Kevin Pho: We’re talking to Timothy Bulat. He’s a senior consulting actuary. Today’s KevinMD article is “The truth about Medicare Advantage funding and costs.” Timothy, let’s end with some take-home messages that you want to leave with the KevinMD audience.
Timothy Bulat: Yes. I think, first, Medicare Advantage is absolutely a valuable part of the Medicare program in our country. Plans add value. That said, questioning if that value is shared fairly across all parties is a very fair question, and one that I think policymakers have a duty to ask. I mean, plans are going to be optimizing both revenue and costs against the playing field that policymakers define. Let’s allow the policymakers to ask questions about if that playing field is optimal, if that’s taking advantage of the competition that exists in a way that benefits all parties.
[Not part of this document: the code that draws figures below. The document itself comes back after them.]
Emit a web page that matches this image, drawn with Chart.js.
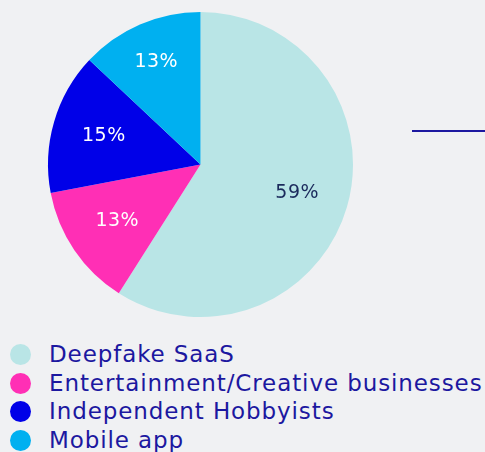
<!DOCTYPE html>
<html>
<head>
<meta charset="utf-8">
<script src="https://cdn.jsdelivr.net/npm/chart.js@4/dist/chart.umd.min.js"></script>
<style>
  html, body { margin: 0; padding: 0; background: #f0f1f3; }
  body { width: 485px; height: 452px; overflow: hidden; position: relative; font-family: 'DejaVu Sans', sans-serif; }
  #wrap { position: absolute; left: 0; top: 0; width: 485px; height: 330px; }
  #legend { position: absolute; left: 0; top: 340px; margin: 0; padding: 0; list-style: none; }
  #legend li { position: relative; height: 28.5px; line-height: 28.5px; padding-left: 49px; font-size: 23px; letter-spacing: 0.9px; color: #1c18a0; white-space: nowrap; }
  #legend li span { position: absolute; left: 10px; top: 4px; width: 21px; height: 21px; border-radius: 50%; }
</style>
</head>
<body>
<div id="wrap"><canvas id="pieChart"></canvas></div>
<ul id="legend"></ul>
<script>
const labels = ['Deepfake SaaS', 'Entertainment/Creative businesses', 'Independent Hobbyists', 'Mobile app'];
const shares = [59, 13, 15, 13];
const sliceColors = ['#b9e5e6', '#ff2fb5', '#0000e8', '#00b0f0'];
const labelColors = ['#1b2a5c', '#ffffff', '#ffffff', '#ffffff'];
const labelRadius = [0.66, 0.66, 0.66, 0.73];

// 扇区内百分比文字
const sliceLabels = {
    id: 'sliceLabels',
    afterDatasetsDraw(chart) {
        const { ctx } = chart;
        const meta = chart.getDatasetMeta(0);
        ctx.save();
        ctx.font = '19px "DejaVu Sans", sans-serif';
        ctx.letterSpacing = '0.5px';
        ctx.textAlign = 'center';
        ctx.textBaseline = 'middle';
        meta.data.forEach((arc, i) => {
            const mid = (arc.startAngle + arc.endAngle) / 2;
            const r = arc.outerRadius * labelRadius[i];
            ctx.fillStyle = labelColors[i];
            ctx.fillText(shares[i] + '%', arc.x + Math.cos(mid) * r, arc.y + Math.sin(mid) * r);
        });
        ctx.restore();
    }
};

// 右侧指引线
const sideLine = {
    id: 'sideLine',
    afterDraw(chart) {
        const { ctx } = chart;
        ctx.save();
        ctx.strokeStyle = '#1c18a0';
        ctx.lineWidth = 2;
        ctx.beginPath();
        ctx.moveTo(412, 131);
        ctx.lineTo(485, 131);
        ctx.stroke();
        ctx.restore();
    }
};

new Chart(document.getElementById('pieChart'), {
    type: 'pie',
    data: {
        labels: labels,
        datasets: [{
            data: shares,
            backgroundColor: sliceColors,
            borderWidth: 0
        }]
    },
    options: {
        responsive: true,
        maintainAspectRatio: false,
        animation: false,
        layout: { padding: { left: 48, right: 132, top: 12, bottom: 13 } },
        plugins: {
            legend: { display: false },
            tooltip: { enabled: false }
        }
    },
    plugins: [sliceLabels, sideLine]
});

// 图例
const legend = document.getElementById('legend');
labels.forEach((name, i) => {
    const li = document.createElement('li');
    li.innerHTML = `<span style="background:${sliceColors[i]}"></span>${name}`;
    legend.appendChild(li);
});
</script>
</body>
</html>
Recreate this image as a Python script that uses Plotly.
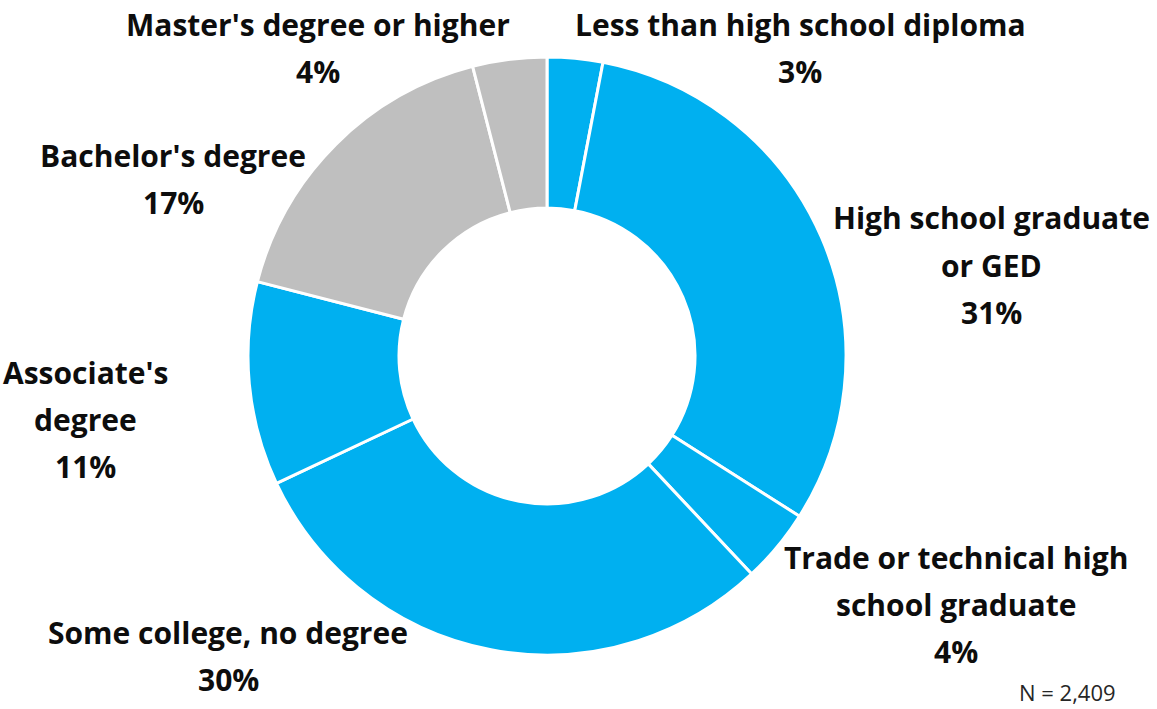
import plotly.graph_objects as go

# Educational attainment shares (percent)
labels = [
    "Less than high school diploma",
    "High school graduate<br>or GED",
    "Trade or technical high<br>school graduate",
    "Some college, no degree",
    "Associate's<br>degree",
    "Bachelor's degree",
    "Master's degree or higher",
]
values = [3, 31, 4, 30, 11, 17, 4]
colors = ["#00B0F0", "#00B0F0", "#00B0F0", "#00B0F0", "#00B0F0", "#BFBFBF", "#BFBFBF"]

# Centre of the first text line for each outside label (pixels from top-left)
label_px = [(800, 25), (991, 218), (956, 557), (228, 632), (85, 372), (173, 155), (318, 25)]

W, H = 1157, 709
cx, cy, r = 547, 356, 299
line_gap = 47

fig = go.Figure(go.Pie(
    labels=[l.replace("<br>", " ") for l in labels],
    values=values,
    sort=False,
    direction="clockwise",
    rotation=0,
    hole=0.495,
    textinfo="none",
    hoverinfo="label+percent",
    marker=dict(colors=colors, line=dict(color="white", width=3)),
    domain=dict(x=[(cx - r) / W, (cx + r) / W], y=[(H - cy - r) / H, (H - cy + r) / H]),
    showlegend=False,
))

annotations = []
font = dict(family="Open Sans", size=30, color="#0D0D0D")
for lab, val, (px, py) in zip(labels, values, label_px):
    lines = lab.split("<br>") + [f"{val}%"]
    for i, line in enumerate(lines):
        annotations.append(dict(
            x=px / W, y=1 - (py + i * line_gap) / H, xref="paper", yref="paper",
            text=f"<b>{line}</b>", showarrow=False, font=font,
            xanchor="center", yanchor="middle",
        ))

annotations.append(dict(
    x=1067 / W, y=1 - 692 / H, xref="paper", yref="paper",
    text="N = 2,409", showarrow=False,
    font=dict(family="Open Sans", size=22, color="#262626"),
    xanchor="center", yanchor="middle",
))

fig.update_layout(
    width=W, height=H,
    margin=dict(l=0, r=0, t=0, b=0),
    paper_bgcolor="white", plot_bgcolor="white",
    annotations=annotations,
)

fig.write_html("out.html")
And certainly any disruption at all is met with a lot of noise, like we’ve seen the headlines over the past year or so, like those Wall Street Journal editorials. That noise needs to be put in the context of what’s actually changing. We have not seen a big reduction. We continue to see a growth in Medicare Advantage enrollment and benefits. So just putting the noise in context is really important.
Kevin Pho: Timothy, thank you so much for sharing your perspective and insight. Thanks again for coming on the show.
Timothy Bulat: I appreciate it. Thank you.